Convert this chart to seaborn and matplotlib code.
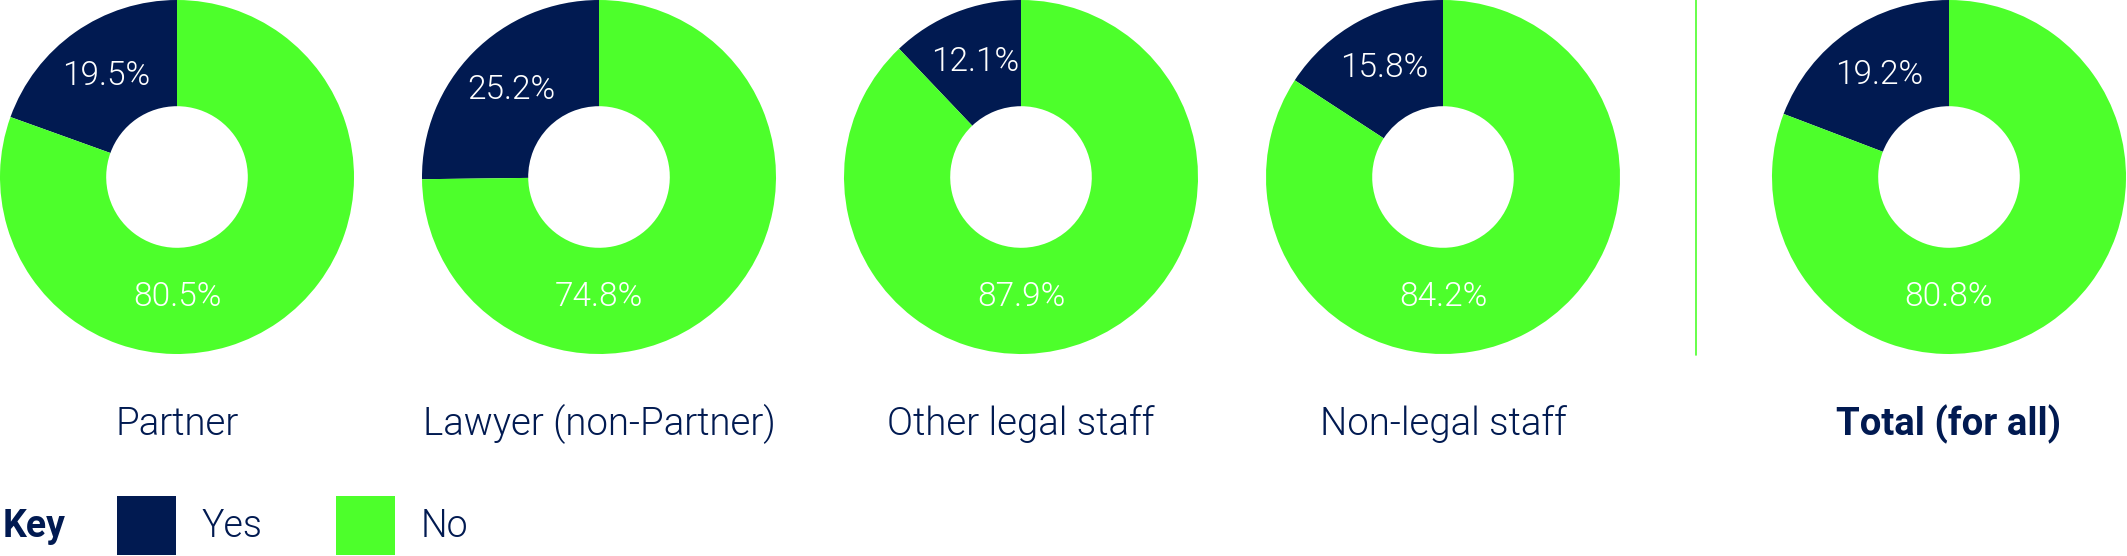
import numpy as np
import pandas as pd
import seaborn as sns
import matplotlib.pyplot as plt

# share of staff answering yes / no, per role
groups = ["Partner", "Lawyer (non-Partner)", "Other legal staff", "Non-legal staff", "Total (for all)"]
yes_pct = [19.5, 25.2, 12.1, 15.8, 19.2]
no_pct = [80.5, 74.8, 87.9, 84.2, 80.8]
answers = ["Yes", "No"]

NAVY = "#011a51"
GREEN = "#4dff2b"
LIGHT = 300  # Roboto Light

sns.set_theme(style="white")
plt.rcParams['font.family'] = ['Roboto', 'DejaVu Sans']

W, H = 2127, 556
fig = plt.figure(figsize=(W / 100, H / 100), dpi=100)

df = pd.DataFrame({"group": groups, "Yes": yes_pct, "No": no_pct})

r = 177
centers = [177 + i * 422 for i in range(4)] + [1949]
cy = 177

first_wedges = None
for i, row in df.iterrows():
    cx = centers[i]
    ax = fig.add_axes([(cx - r) / W, 1 - (cy + r) / H, 2 * r / W, 2 * r / H])
    vals = [row["Yes"], row["No"]]
    wedges, texts, autotexts = ax.pie(
        vals, colors=[NAVY, GREEN], startangle=90, counterclock=True,
        radius=1, autopct="%.1f%%", pctdistance=0.70,
        wedgeprops=dict(width=0.6, linewidth=0),
        textprops=dict(color="white", fontsize=24, fontweight=LIGHT))
    # the "No" value always sits at the bottom of the ring
    autotexts[1].set_position((0, -0.68))
    ax.set_xlim(-1, 1)
    ax.set_ylim(-1, 1)
    ax.axis("off")
    bold = row["group"].startswith("Total")
    ax.text(0, -1.46, row["group"], ha="center", va="baseline",
            fontsize=27.6, color=NAVY,
            fontweight="bold" if bold else LIGHT, clip_on=False)
    if first_wedges is None:
        first_wedges = wedges

# divider before the total ring
fig.add_artist(plt.Line2D([1696 / W, 1696 / W], [1, 1 - 355 / H],
                          color=GREEN, linewidth=1.2))

fig.text(3 / W, 1 - 536.7 / H, "Key", fontsize=27, fontweight="bold",
         color=NAVY, va="baseline", ha="left")

leg = fig.legend(first_wedges, answers, loc="lower left",
                 bbox_to_anchor=(117 / W, 1 / H), ncol=2, frameon=False,
                 fontsize=27, handlelength=1.57, handleheight=2.04,
                 handletextpad=0.69, columnspacing=1.95,
                 borderpad=0, borderaxespad=0)
for t in leg.get_texts():
    t.set_color(NAVY)
    t.set_fontweight(LIGHT)

fig.savefig("out.png", dpi=100, facecolor="white")
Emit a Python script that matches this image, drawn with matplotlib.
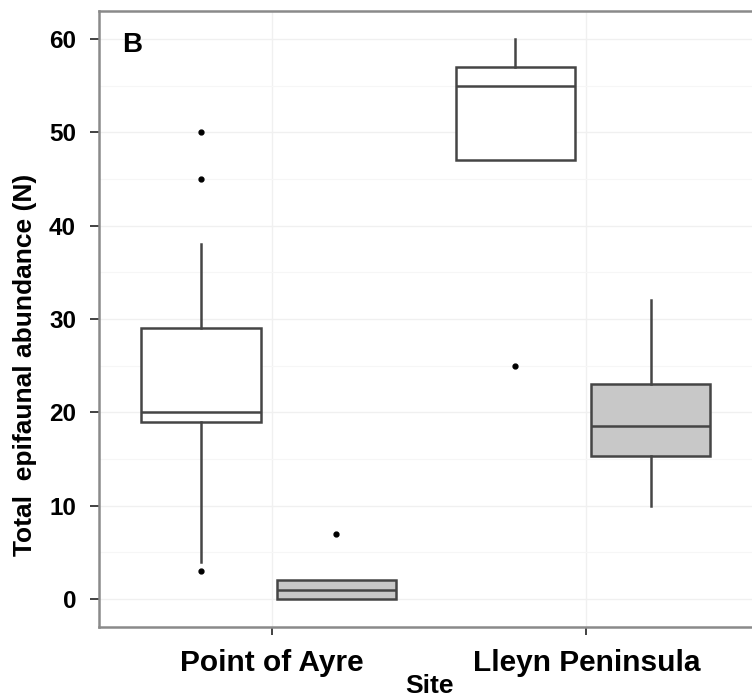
import matplotlib.pyplot as plt
import numpy as np

plt.rcParams['font.family'] = ['Liberation Sans', 'DejaVu Sans']
plt.rcParams['font.weight'] = 'bold'

# sites and the two groups drawn at each site
sites = ['Point of Ayre', 'Lleyn Peninsula']
groups = ['white', 'grey']
group_offset = [-0.226, 0.205]
group_fill = ['white', '#c8c8c8']

# box summaries per site, per group: whislo, q1, median, q3, whishi
whislo = [[4, 0], [47, 10]]
q1 = [[19, 0], [47, 15.3]]
med = [[20, 1], [55, 18.5]]
q3 = [[29, 2], [57, 23]]
whishi = [[38, 2], [60, 32]]
fliers = [[[50, 45, 3], [7]], [[25], []]]

fig = plt.figure(figsize=(7.52, 6.99), dpi=100)
ax = fig.add_axes([0.1316, 0.103, 0.878, 0.881])

for s in range(len(sites)):
    for g in range(len(groups)):
        st = [dict(whislo=whislo[s][g], q1=q1[s][g], med=med[s][g],
                   q3=q3[s][g], whishi=whishi[s][g], fliers=fliers[s][g])]
        ax.bxp(st, positions=[s + 1 + group_offset[g]], widths=0.38,
               patch_artist=True, showcaps=False, manage_ticks=False,
               boxprops=dict(facecolor=group_fill[g], edgecolor='#454545', linewidth=1.8),
               medianprops=dict(color='#454545', linewidth=1.8),
               whiskerprops=dict(color='#454545', linewidth=1.8),
               flierprops=dict(marker='o', markersize=3.5, markerfacecolor='black',
                               markeredgecolor='black'),
               zorder=3)

ax.set_xlim(0.45, 2.55)
ax.set_ylim(-3, 63)
ax.set_xticks([1, 2])
ax.set_xticklabels(sites, fontsize=21.5, fontweight='bold')
ax.set_yticks(np.arange(0, 61, 10))
ax.set_yticks(np.arange(5, 60, 10), minor=True)
ax.tick_params(axis='y', which='major', labelsize=17.5, length=6.5, width=1.3,
               color='#333333', pad=10)
ax.tick_params(axis='x', which='major', length=6, width=1.3, color='#333333', pad=10)
ax.tick_params(which='minor', length=0)

ax.grid(which='major', color='#f0f0f0', linewidth=1.0, zorder=0)
ax.grid(which='minor', axis='y', color='#f6f6f6', linewidth=0.8, zorder=0)
ax.set_axisbelow(True)

for sp in ax.spines.values():
    sp.set_color('#8a8a8a')
    sp.set_linewidth(1.8)

ax.set_ylabel('Total  epifaunal abundance (N)', fontsize=19, fontweight='bold')
ax.yaxis.set_label_coords(-0.094, 0.425)
ax.set_xlabel('Site', fontsize=19, fontweight='bold', labelpad=-2)

ax.text(0.035, 0.945, 'B', transform=ax.transAxes, fontsize=20,
        fontweight='bold', va='center', ha='left')

fig.savefig('out.png', dpi=100)
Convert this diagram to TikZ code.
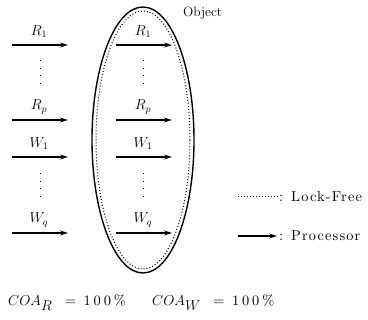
\documentclass[tikz,border=0pt]{standalone}
\usepackage{fontspec}
\newfontfamily\spaced{lmroman10-regular.otf}[LetterSpace=8]
\newfontfamily\widespaced{lmroman10-regular.otf}[LetterSpace=20]
\usetikzlibrary{arrows.meta,shapes.geometric,positioning}
\begin{document}
\begin{tikzpicture}[x=1pt,y=-1pt,
    proc/.style={-{Stealth[length=8pt,width=5pt,inset=3pt]}, line width=1.1pt},
    lbl/.style={font=\Large, inner sep=0pt},
    txt/.style={font=\spaced\Large, inner sep=0pt, anchor=west},
    vdot/.style={line width=0.7pt, dash pattern=on 0.8pt off 6.8pt},
    ratio/.style={font=\Large, inner sep=0pt, anchor=west}
]
\useasboundingbox (0,0) rectangle (368,320);
% the object and its lock-free boundary
\node[ellipse, draw, line width=1.4pt, minimum width=102pt, minimum height=266pt] (obj) at (143,140) {};
\node[ellipse, draw, dotted, line width=1pt, minimum width=94pt, minimum height=258pt] (lf) at (143,140) {};
\node[txt, font=\fontsize{13.5}{16}\selectfont] (objlbl) at (183,13) {Object};

% processors, outside and inside the object
\foreach \n/\y/\t in {r1/45/R_1, rp/120/R_p, w1/157/W_1, wq/233/W_q}{
  \coordinate (a\n) at (12,\y);  \coordinate (b\n) at (68,\y);
  \coordinate (c\n) at (116,\y); \coordinate (d\n) at (172,\y);
  \draw[proc] (a\n) -- (b\n);
  \draw[proc] (c\n) -- (d\n);
  \node[lbl] (l\n) at (39,\y-13) {$\t$};
  \node[lbl] (i\n) at (143,\y-13) {$\t$};
}
\draw[vdot] (40,60) -- (40,86);
\draw[vdot] (143,60) -- (143,86);
\draw[vdot] (40,173) -- (40,199);
\draw[vdot] (143,173) -- (143,199);

% legend
\coordinate (lfa) at (238,197); \coordinate (lfb) at (278,197);
\draw[dotted, line width=1pt] (lfa) -- (lfb);
\node[txt] (lfl) at (279,197) {: Lock-Free};
\coordinate (pra) at (238,236); \coordinate (prb) at (277,236);
\draw[proc] (pra) -- (prb);
\node[txt] (prl) at (279,236) {: Processor};

% contention ratios
\node[ratio] (coar) at (8,303) {$COA_{\textstyle R}$ {\widespaced\ = 100\%}};
\node[ratio] (coaw) at (152,303) {$COA_{\textstyle W}$ {\widespaced\ = 100\%}};
\end{tikzpicture}
\end{document}
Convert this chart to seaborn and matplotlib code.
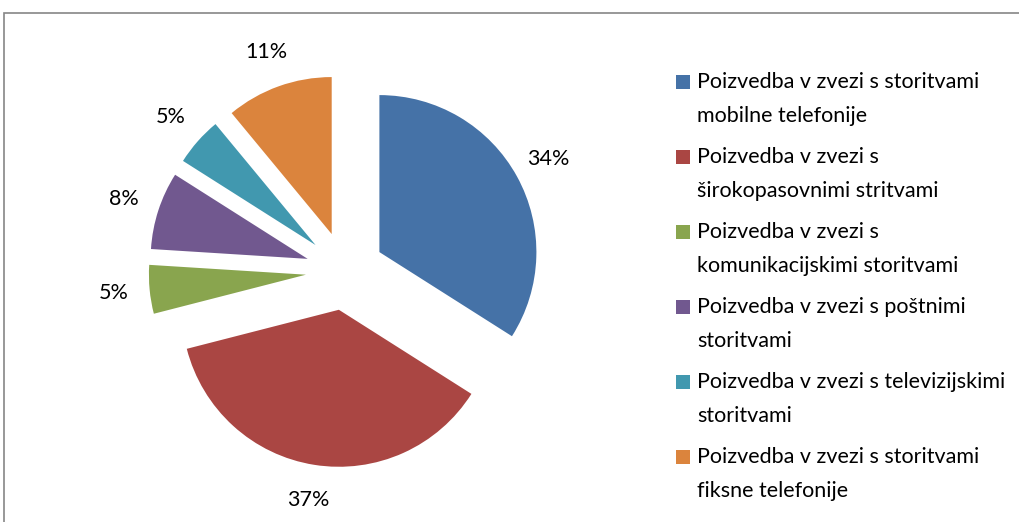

========================================================================

(EXERCISE BRIEF):
Return all lines with the word "this" in them.

(RESPONSE TO THE EXERCISE):
Convert this chart to seaborn and matplotlib code.
Emit a Python script that matches this image, drawn with matplotlib.
Convert this diagram to TikZ code.
Convert this chart to seaborn and matplotlib code.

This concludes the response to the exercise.